With Trump making threats to pull out of NATO and cut a deal with Putin, Europe is also having second thoughts on backing Ukraine. German Chancellor Olaf Scholz spoke with Putin on Nov. 15 about bringing an end to the war, while Czech President Petr Pavel announced plans in October to send a new ambassador to the Czech Embassy in Moscow in early 2025.
Meanwhile, United Nations Secretary-General António Guterres recently attended the annual summit of the BRICS countries—Brazil, Russia, India, China, South Africa, and several recently added members—hosted in Kazan, Russia. The U.N.’s involvement in an event hosted by a country engaged in a war of aggression, whose president is wanted under an International Criminal Court warrant, sends a disheartening message.
Almost three years into Russia’s full-scale invasion, the West is tired. It no longer has the political will to help Ukraine win by military means and is seeking a settlement with the aggressor instead.
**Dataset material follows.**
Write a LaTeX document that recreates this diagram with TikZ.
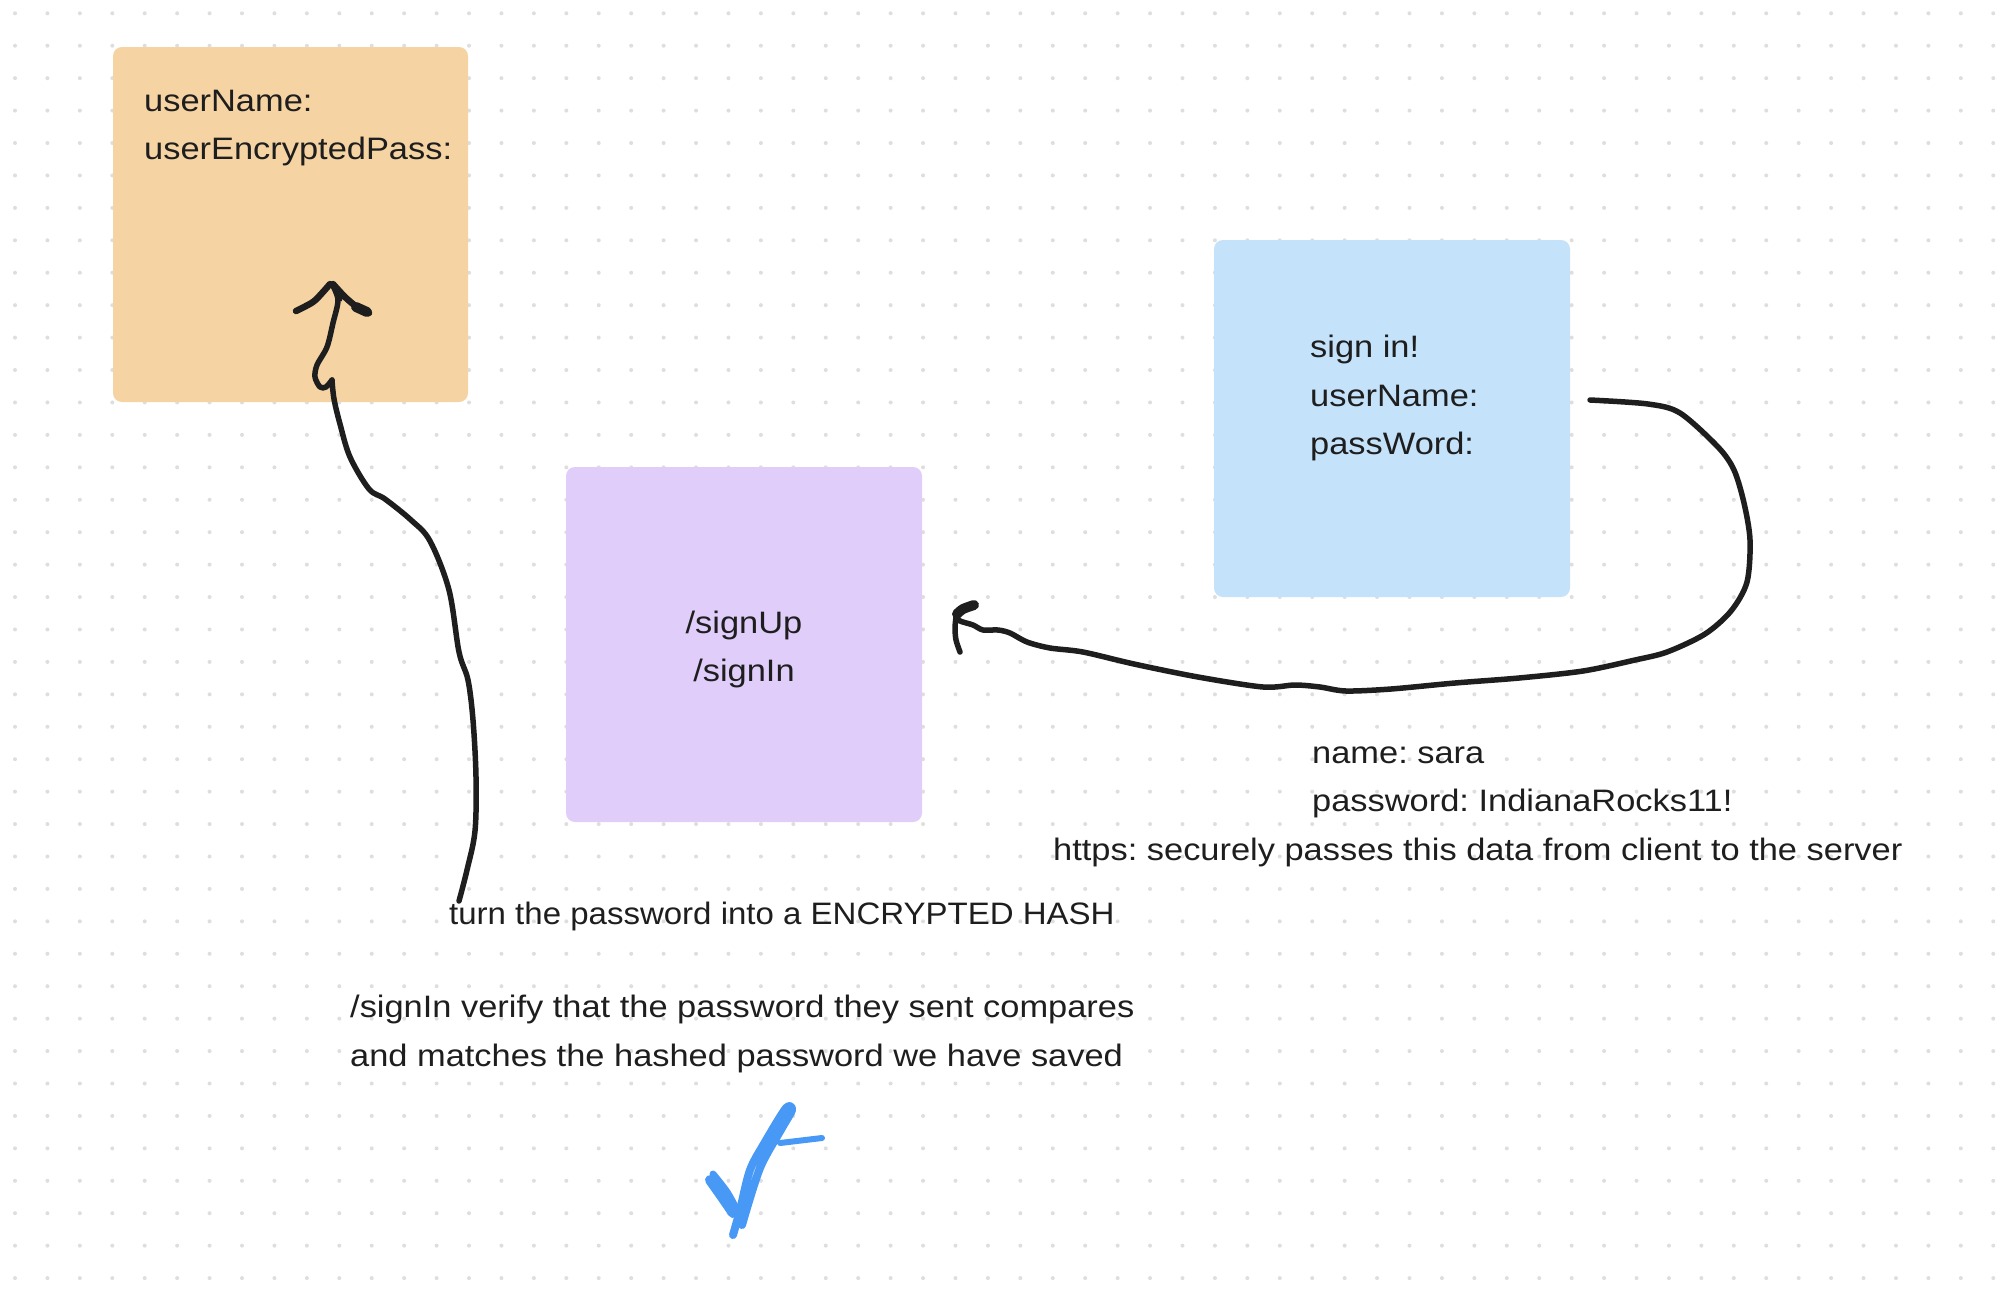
\documentclass[tikz,border=0pt]{standalone}
\usepackage{fontspec}
\setmainfont[FakeStretch=1.11]{Liberation Sans}
\newfontfamily\narrowsans[FakeStretch=1.065]{Liberation Sans}
\frenchspacing
\begin{document}
\begin{tikzpicture}[x=1pt,y=-1pt,
  txt/.style={inner sep=0pt,anchor=base west,text=ink,font=\fontsize{31}{37}\selectfont},
  ctxt/.style={inner sep=0pt,anchor=base,text=ink,font=\fontsize{31}{37}\selectfont},
  card/.style={rounded corners=9pt,draw=none},
  pen/.style={draw=ink,line width=5.5pt,line cap=round,line join=round},
  bluepen/.style={draw=checkblue,line width=8pt,line cap=round,line join=round}]
\definecolor{ink}{RGB}{30,30,30}
\definecolor{dotgray}{RGB}{222,222,222}
\definecolor{orangefill}{RGB}{245,211,163}
\definecolor{purplefill}{RGB}{224,205,250}
\definecolor{bluefill}{RGB}{196,226,250}
\definecolor{checkblue}{RGB}{72,153,245}
\useasboundingbox (0,0) rectangle (2012,1304);
\fill[white] (0,0) rectangle (2012,1304);
% dot grid
\foreach \i in {0,...,61}{
  \foreach \j in {0,...,39}{
    \fill[dotgray] ({15+32.43*\i},{13.3+32.43*\j}) circle (2pt);
  }
}
% cards
\path[card,fill=orangefill] (113,47) rectangle (468,402);
\path[card,fill=purplefill] (566,467) rectangle (922,822);
\path[card,fill=bluefill] (1214,240) rectangle (1570,597);
% texts
\node[txt] (u1) at (144,111) {userName:};
\node[txt] (u2) at (144,159.5) {userEncryptedPass:};
\node[ctxt] (r1) at (744,633) {/signUp};
\node[ctxt] (r2) at (744,681) {/signIn};
\node[txt] (s1) at (1310,357.5) {sign in!};
\node[txt] (s2) at (1310,406) {userName:};
\node[txt] (s3) at (1310,454.5) {passWord:};
\node[txt] (n1) at (1312,763.5) {name: sara};
\node[txt] (n2) at (1312,811.5) {password: IndianaRocks11!};
\node[txt] (n3) at (1053,860) {https: securely passes this data from client to the server};
\node[txt,font=\narrowsans\fontsize{31}{37}\selectfont] (t1) at (449,924.5) {turn the password into a ENCRYPTED HASH};
\node[txt] (v1) at (350,1017.5) {/signIn verify that the password they sent compares};
\node[txt] (v2) at (350,1066.5) {and matches the hashed password we have saved};
% arrow 1 (up to the orange card)
\coordinate (a1start) at (459,901);
\coordinate (a1tip) at (332,284);
\draw[pen] plot[smooth,tension=0.55] coordinates {(a1start) (467,870) (475,831) (476,777) (473,720) (468,680) (459,652) (449,590) (430,541) (411,520) (385,499) (369,489) (350,457) (340,424) (334,399) (332,380)};
\draw[pen] plot[smooth,tension=0.5] coordinates {(332,380) (326,387) (320,387) (315,377) (317,365) (327,347) (333,323) (338,300) (a1tip)};
\draw[pen,line width=6.5pt] plot[smooth,tension=0.5] coordinates {(296,311) (313,302) (323,292) (330,284)};
\draw[pen,line width=6.5pt] plot[smooth,tension=0.5] coordinates {(333,284) (345,297) (357,307) (369,313)};
\draw[pen,line width=10pt] (356,307) -- (367,312);
\draw[pen,line width=3pt] (335,287) -- (341,300);
% arrow 2 (from the blue card to the purple card)
\coordinate (a2start) at (1590,400);
\coordinate (a2tip) at (956,617);
\draw[pen] plot[smooth,tension=0.5] coordinates {(a2start) (1648,404) (1680,413) (1718,447) (1734,470) (1744,503) (1750,540) (1747,582) (1731,611) (1705,634) (1667,652) (1635,660) (1583,671) (1519,678) (1455,683) (1391,689) (1346,691) (1320,687) (1295,685) (1263,687) (1198,677) (1134,664) (1083,652) (1050,648) (1027,642) (1010,633) (998,630) (983,630) (973,625) (960,621) (a2tip)};
\draw[pen,line width=10pt] plot[smooth,tension=0.5] coordinates {(957,614) (963,609) (974,605)};
\draw[pen] plot[smooth,tension=0.5] coordinates {(a2tip) (955,628) (956,640) (960,652)};
% check mark
\draw[bluepen] plot[smooth,tension=0.5] coordinates {(733,1235) (740,1210) (750,1170) (765,1142) (786,1108) (792,1110) (782,1128) (760,1168) (742,1225)};
\draw[bluepen,line width=10pt] plot[smooth,tension=0.5] coordinates {(710,1180) (722,1197) (733,1213)};
\draw[bluepen,line width=7pt] plot[smooth,tension=0.5] coordinates {(713,1174) (727,1192) (737,1210)};
\draw[bluepen,line width=6pt] (780,1143) -- (822,1138);
\end{tikzpicture}
\end{document}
The U.S. shift toward isolationism may hasten the inevitable: Ukraine and the West will soon find themselves negotiating with Russia to define the terms of a settlement—and, by extension, shaping a new world order. This emerging order will not be the rules-based system established after World War II, but one driven by idiosyncratic dealmaking among strongmen.
The problem is that any deal will amount to Ukraine’s—and the West’s—capitulation to Russia.
A bad peace is better than a good quarrel, according to a Russian proverb. If the West is set on securing this “bad peace,” then it must have a negotiating strategy along four critical parameters: territories, security guarantees for Ukraine, reparations, and sanctions.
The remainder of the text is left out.